The stakes are not abstract in eastern Connecticut. General Dynamics Electric Boat builds submarines there. Pfizer operates major facilities. Foxwoods Resort Casino and Mohegan Sun together employ thousands. The U.S. Naval Submarine Base and the Coast Guard Academy are federal installations with national security functions. Connecticut College anchors New London. All of them depend on reliable energy to operate. A prolonged outage during an extreme weather event would not just be an inconvenience. It would be an economic and security crisis.
Tony Sheridan, president of the Chamber of Commerce of Eastern Connecticut, has made the case publicly that DEEP’s decision to require CEPA review is both a procedural overreach and a practical danger. His argument is straightforward: the environmental protections that Hurd State Park deserves can be achieved through existing permitting processes. Choosing a slower, more burdensome path does not make the park safer. It just delays a project the region urgently needs.
That argument deserves serious consideration from state officials. DEEP has legitimate authority to protect Connecticut’s parks and green spaces, and that authority should not be dismissed. But agencies also carry responsibility for the consequences of their decisions. A delay that leaves a critical infrastructure project incomplete through another winter, or another extreme weather event, is not a neutral outcome. Choosing process over completion has real costs.
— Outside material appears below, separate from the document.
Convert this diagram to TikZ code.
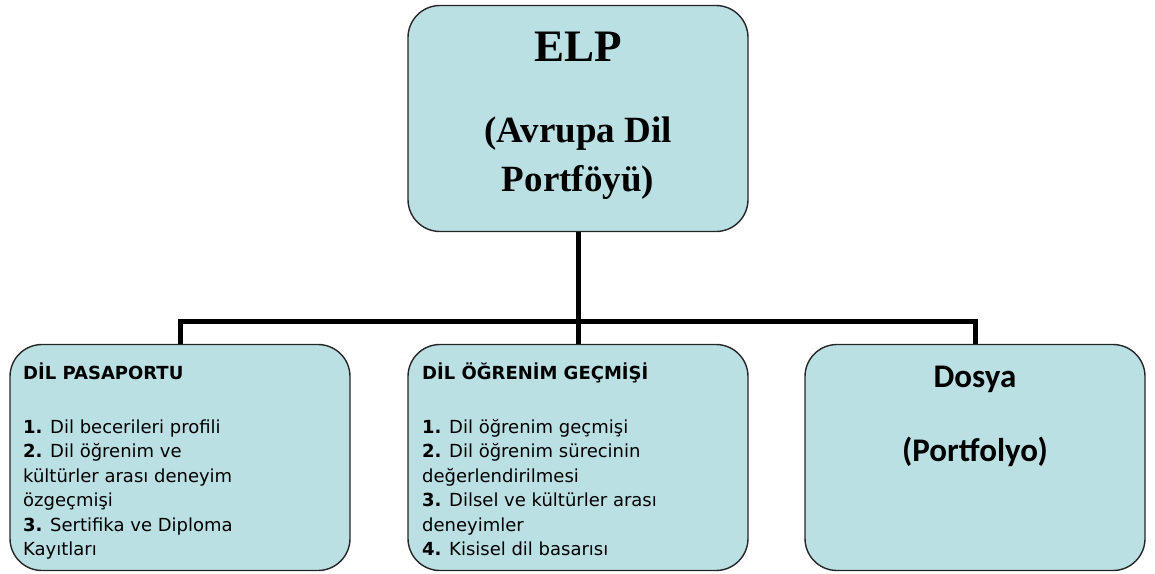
\documentclass[tikz,border=0pt]{standalone}
\usepackage{fontspec}
\setmainfont{Liberation Serif}
\newfontfamily\verdfont{DejaVu Sans}
\newfontfamily\calfont{Carlito}
\usetikzlibrary{positioning}
\definecolor{elpblue}{RGB}{186,224,227}

\begin{document}
\begin{tikzpicture}[
  x=1pt, y=-1pt,
  box/.style={rectangle, draw=black!85, fill=elpblue, line width=1.4pt, rounded corners=32pt, minimum width=340pt, minimum height=226pt, inner sep=0pt},
  listtext/.style={anchor=base west, align=left, inner sep=0pt, font=\verdfont\fontsize{18}{24.5}\selectfont},
  dosyatext/.style={anchor=base, inner sep=0pt, font=\calfont\bfseries\fontsize{33}{33}\selectfont},
  elptext/.style={anchor=base, inner sep=0pt, font=\bfseries},
  link/.style={draw=black, line width=5pt}
]
  \useasboundingbox (0,0) rectangle (1155,573);

  % Top box
  \node[box] (elp) at (578, 118.5) {};
  \node[elptext, font=\bfseries\fontsize{45}{45}\selectfont] (elpname) at ([yshift=-57pt]elp.north) {ELP};
  \node[elptext, font=\bfseries\fontsize{37}{37}\selectfont] (elpsub) at ([yshift=-138pt]elp.north) {(Avrupa Dil};
  \node[elptext, font=\bfseries\fontsize{37}{37}\selectfont] (elpsubb) at ([yshift=-187pt]elp.north) {Portföyü)};

  % Bottom boxes
  \node[box] (pasaport) at (180, 457.5) {};
  \node[box] (ogrenim) at (578, 457.5) {};
  \node[box] (dosya) at (975, 457.5) {};

  % Box texts (base is the last line)
  \node[listtext] (pasaporttext) at (23, 555.5) {%
    \textbf{DİL PASAPORTU}\\[29pt]
    \textbf{1.} Dil becerileri profili\\
    \textbf{2.} Dil öğrenim ve\\
    kültürler arası deneyim\\
    özgeçmişi\\
    \textbf{3.} Sertifika ve Diploma\\
    Kayıtları};
  \node[listtext] (ogrenimtext) at (422, 555.5) {%
    \textbf{DİL ÖĞRENİM GEÇMİŞİ}\\[29pt]
    \textbf{1.} Dil öğrenim geçmişi\\
    \textbf{2.} Dil öğrenim sürecinin\\
    değerlendirilmesi\\
    \textbf{3.} Dilsel ve kültürler arası\\
    deneyimler\\
    \textbf{4.} Kisisel dil basarısı};
  \node[dosyatext] (dosyaname) at ([yshift=-44pt]dosya.north) {Dosya};
  \node[dosyatext] (dosyasub) at ([yshift=-118pt]dosya.north) {(Portfolyo)};

  % Connectors
  \draw[link] (elp.south) -- (ogrenim.north);
  \draw[link] (pasaport.north) -- ++(0,-22) -| (dosya.north);

\end{tikzpicture}
\end{document}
The CEPA review requirement is not mandated by law in this case. DEEP chose it. That means DEEP can reconsider it, or at minimum move with urgency rather than treating a 0.6-mile pipeline segment through a state park like a novel environmental emergency.
Connecticut has invested heavily in building out energy resilience across the state. The Southeast Resiliency Project represents five years of work and more than $30 miles of completed pipeline. Leaving it three miles short because of an administrative decision that was never required in the first place would be difficult to justify to the businesses, residents, and institutions that have been waiting for this upgrade.
Spring is arriving, and the immediate pressure of winter demand has eased. That is exactly when these decisions need to be made, before the next cold snap arrives and the question of redundancy stops being theoretical.